O fato veio a público, depois que a ONG JUSTIÇA NOS TRILHOS denunciou o fato em seu site e emitiu NOTA PÚBLICA sobre mais uma grave violação de diretos humanos de crianças e adolescentes protagonizado pela mineradora Vale S/A. 

Parece mentira, mas há pelo menos vinte anos que o transporte irregular de crianças e adolescentes nos trens da Estrada de Ferro Carajás (EFC), operada pela VALE S/A, é denunciado pelos moradores das localidades cortadas pela ferrovia. ENTENDA O CASO - Dez anos depois a VALE ainda não solucionou o caso dos "meninos do trem"

No ano de 2005, a 1ª Promotoria de Justiça da Infância e Juventude de São Luís instaurou um Procedimento Administrativo, que continua em tramitação até hoje. No Pará, o Ministério Público também investiga o problema, tendo realizado uma audiência pública no dia 25 de fevereiro deste ano, no município de Marabá, que contou com a presença dos promotores de justiça Márcio Thadeu Silva Marques (1ª Promotoria da Infância e Juventude de São Luís) e Lúcio Leonardo Froz Gomes (2ª Promotoria de Justiça de Santa Luzia).

Paralelamente, a Promotoria de Justiça de Santa Luzia ingressou com uma Ação Civil Pública, em 2011, sobre o mesmo tema.
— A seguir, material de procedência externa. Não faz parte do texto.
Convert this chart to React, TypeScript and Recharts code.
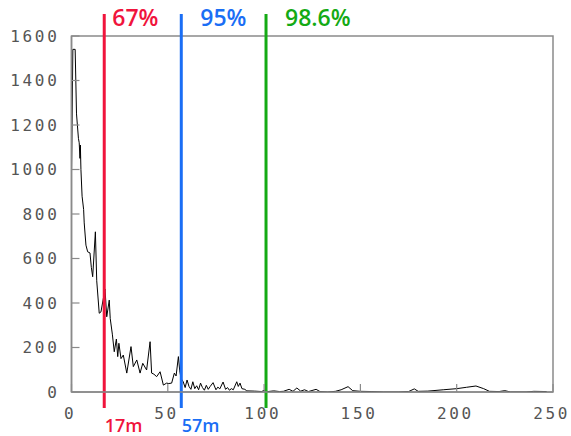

Em medida liminar, a Justiça determinou que a empresa não permitisse o embarque de crianças e adolescentes em seus trens de passageiros sem autorização judicial ou autorização dos pais ou responsáveis, além de aumentar a fiscalização para impedir o embarque clandestino em toda a linha férrea.
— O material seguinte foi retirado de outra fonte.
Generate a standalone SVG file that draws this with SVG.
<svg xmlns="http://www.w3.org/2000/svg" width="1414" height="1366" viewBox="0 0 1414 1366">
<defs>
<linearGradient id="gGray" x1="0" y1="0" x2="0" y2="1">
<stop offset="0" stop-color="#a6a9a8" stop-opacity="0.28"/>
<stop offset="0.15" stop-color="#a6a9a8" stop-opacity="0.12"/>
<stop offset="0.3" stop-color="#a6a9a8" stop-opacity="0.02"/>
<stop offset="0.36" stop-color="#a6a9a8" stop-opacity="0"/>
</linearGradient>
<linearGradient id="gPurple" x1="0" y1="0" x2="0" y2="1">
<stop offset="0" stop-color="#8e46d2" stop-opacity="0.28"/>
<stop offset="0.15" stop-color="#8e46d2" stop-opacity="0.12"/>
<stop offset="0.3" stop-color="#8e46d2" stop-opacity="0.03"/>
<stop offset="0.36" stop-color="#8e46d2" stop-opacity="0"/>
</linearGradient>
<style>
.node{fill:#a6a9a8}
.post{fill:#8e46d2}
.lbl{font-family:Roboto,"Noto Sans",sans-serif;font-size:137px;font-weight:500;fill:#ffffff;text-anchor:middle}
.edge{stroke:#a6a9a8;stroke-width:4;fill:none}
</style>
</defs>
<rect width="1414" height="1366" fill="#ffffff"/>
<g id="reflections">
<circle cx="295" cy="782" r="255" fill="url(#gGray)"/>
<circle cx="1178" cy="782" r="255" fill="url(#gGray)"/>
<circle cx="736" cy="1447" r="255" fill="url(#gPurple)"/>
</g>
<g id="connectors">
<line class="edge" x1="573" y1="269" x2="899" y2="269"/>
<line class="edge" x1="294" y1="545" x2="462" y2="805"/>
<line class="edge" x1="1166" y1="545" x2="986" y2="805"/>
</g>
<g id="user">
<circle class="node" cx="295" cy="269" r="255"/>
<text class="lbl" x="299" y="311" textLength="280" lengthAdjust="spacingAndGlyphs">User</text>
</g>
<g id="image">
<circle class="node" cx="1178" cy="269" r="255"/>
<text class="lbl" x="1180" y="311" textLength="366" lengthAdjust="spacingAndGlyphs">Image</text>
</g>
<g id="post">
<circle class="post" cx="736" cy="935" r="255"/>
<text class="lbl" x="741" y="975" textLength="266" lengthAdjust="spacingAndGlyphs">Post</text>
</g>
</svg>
Posteriormente, em um acordo judicial, a Vale se comprometeu a elaborar um Plano de Segurança e arcar com os custos para a contratação de um especialista indicado pelo MPMA, que faria uma análise crítica desse plano. O acordo proposto agora se baseia, justamente, no laudo elaborado pelo especialista canadense James Bertrand, que percorreu toda a extensão da Estrada de Ferro Carajás, acompanhado pela equipe do Ministério Público, no período de 8 a 21 de fevereiro de 2014.

Em uma audiência de conciliação realizada em 12 de junho de 2015, a Vale apresentou uma nova postura e iniciou um processo de diálogo com os Ministérios Públicos dos dois estados, propondo-se a discutir um acordo, que ao final veio a ser assinado no último dia 15 de junho e homologado no dia 30 do mesmo mês.
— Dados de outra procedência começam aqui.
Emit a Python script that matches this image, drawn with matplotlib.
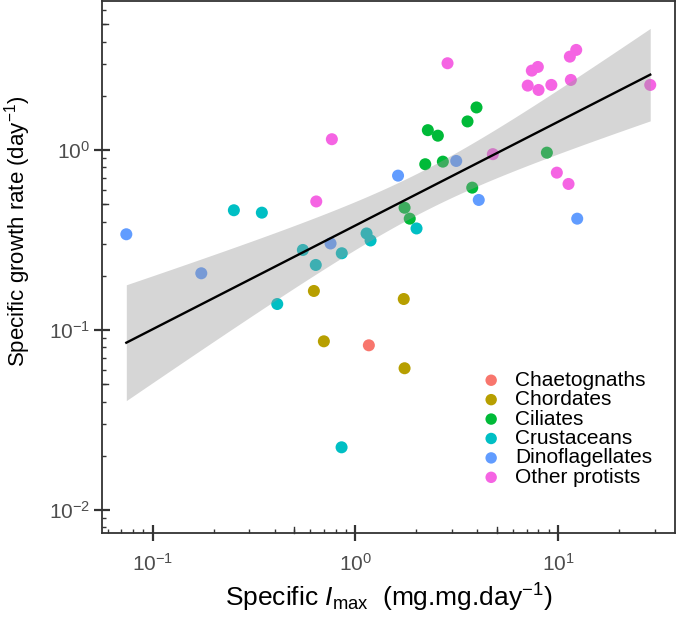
import numpy as np
import matplotlib
matplotlib.use("Agg")
import matplotlib.pyplot as plt
from matplotlib.ticker import LogLocator, NullFormatter

plt.rcParams["font.family"] = ["Liberation Sans", "DejaVu Sans"]
plt.rcParams["mathtext.fontset"] = "custom"
plt.rcParams["mathtext.rm"] = "Liberation Sans"
plt.rcParams["mathtext.it"] = "Liberation Sans:italic"

# groups in legend order
groupes = ["Chaetognaths", "Chordates", "Ciliates", "Crustaceans",
           "Dinoflagellates", "Other protists"]
couleurs = ["#F8766D", "#B79F00", "#00BA38", "#00BFC4", "#619CFF", "#F564E3"]

# specific Imax (mg.mg.day-1) and growth rate (day-1) per group
imax_chaeto = [1.167]
mu_chaeto = [0.0822]

imax_chord = [0.625, 1.735, 0.700, 1.751]
mu_chord = [0.1647, 0.1486, 0.0865, 0.0613]

imax_cilie = [3.965, 3.58, 2.281, 2.556, 2.215, 2.705, 8.82, 3.777, 1.751, 1.857]
mu_cilie = [1.722, 1.44, 1.288, 1.20, 0.833, 0.861, 0.966, 0.6174, 0.4775, 0.4152]

imax_crust = [0.2518, 0.346, 0.4122, 0.5514, 0.6385, 0.858, 0.856, 1.137, 1.190, 2.006]
mu_crust = [0.4624, 0.4484, 0.1394, 0.2783, 0.2297, 0.2668, 0.0223, 0.3437, 0.3142, 0.3664]

imax_dino = [0.0742, 0.1739, 0.7553, 1.626, 3.149, 4.068, 12.45]
mu_dino = [0.3401, 0.2065, 0.3024, 0.7199, 0.8686, 0.5275, 0.4152]

imax_autres = [0.7666, 0.6421, 2.853, 7.433, 7.959, 11.45, 12.31, 7.096, 8.023,
               9.28, 11.58, 28.54, 4.774, 9.876, 11.28]
mu_autres = [1.147, 0.5175, 3.031, 2.758, 2.891, 3.298, 3.594, 2.277, 2.154,
             2.297, 2.448, 2.297, 0.9477, 0.748, 0.6473]

donnees = [(imax_chaeto, mu_chaeto), (imax_chord, mu_chord), (imax_cilie, mu_cilie),
           (imax_crust, mu_crust), (imax_dino, mu_dino), (imax_autres, mu_autres)]

fig = plt.figure(figsize=(6.77, 6.17), dpi=100)
ax = fig.add_axes([0.1507, 0.1361, 0.8463, 0.8623])

for nom, coul, (xs, ys) in zip(groupes, couleurs, donnees):
    ax.scatter(xs, ys, s=75, color=coul, edgecolors="none", label=nom, zorder=2)

# linear fit in log-log space with 95% confidence band
lx = np.log10(np.concatenate([d[0] for d in donnees]))
ly = np.log10(np.concatenate([d[1] for d in donnees]))
n = len(lx)
b, a = np.polyfit(lx, ly, 1)
resid = ly - (a + b * lx)
s = np.sqrt(np.sum(resid ** 2) / (n - 2))
sxx = np.sum((lx - lx.mean()) ** 2)
t = 2.0154
grille = np.linspace(lx.min(), lx.max(), 100)
pred = a + b * grille
se = s * np.sqrt(1 / n + (grille - lx.mean()) ** 2 / sxx)
ax.fill_between(10 ** grille, 10 ** (pred - t * se), 10 ** (pred + t * se),
                color="#999999", alpha=0.4, linewidth=0, zorder=3)
ax.plot(10 ** grille, 10 ** pred, color="black", linewidth=1.7, zorder=4)

ax.set_xscale("log")
ax.set_yscale("log")
ax.set_xlim(0.0563, 37.8)
ax.set_ylim(0.00745, 6.72)

for axe in (ax.xaxis, ax.yaxis):
    axe.set_major_locator(LogLocator(base=10, numticks=10))
    axe.set_minor_locator(LogLocator(base=10, subs=[2, 3, 4, 5, 6, 7, 8, 9], numticks=20))
    axe.set_minor_formatter(NullFormatter())

ax.tick_params(which="major", direction="inout", length=11, width=1.6,
               color="#333333", labelsize=15, labelcolor="#4D4D4D", pad=3)
ax.tick_params(axis="x", which="major", pad=9)
ax.tick_params(which="minor", direction="in", length=3, width=1.0, color="#333333")

# longer ticks at 5 x 10^k
for v in [0.5, 5, 50]:
    if 0.0563 < v < 37.8:
        ax.plot([v, v], [0, 0.012], transform=ax.get_xaxis_transform(),
                color="#333333", linewidth=1.0, clip_on=False, zorder=5)
for v in [0.05, 0.5, 5]:
    ax.plot([0, 0.011], [v, v], transform=ax.get_yaxis_transform(),
            color="#333333", linewidth=1.0, clip_on=False, zorder=5)

for sp in ax.spines.values():
    sp.set_color("#333333")
    sp.set_linewidth(1.3)

ax.set_xlabel(r"Specific $\mathit{I}_{\mathrm{max}}$  (mg.mg.day$^{-1}$)", fontsize=19)
ax.set_ylabel(r"Specific growth rate (day$^{-1}$)", fontsize=16)
ax.xaxis.set_label_coords(0.5, -0.092)
ax.yaxis.set_label_coords(-0.12, 0.568)

ax.legend(loc="center left", bbox_to_anchor=(0.661, 0.196), frameon=False,
          fontsize=15, borderpad=0, borderaxespad=0, handlelength=1.0,
          handletextpad=0.65, labelspacing=0.02, markerscale=0.95)

fig.savefig("out.png", dpi=100)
Ocorre que a nova postura da empresa veio acompanhada de uma série de imposições baseadas em justificativas financeiras e técnicas para não adotar as eficazes medidas que tinham sido propostas pelo engenheiro canadense e adotadas como necessárias pelos Ministérios Públicos do Maranhão e do Pará.

Dentre as recomendações do Dr. Bertrand está a identificação dos assim chamados “pontos quentes”: os trechos da EFC em que os trens param ou viajam a uma velocidade inferior a 20 Km/h, sendo esses os pontos de potencial embarque e desembarque das crianças e adolescentes.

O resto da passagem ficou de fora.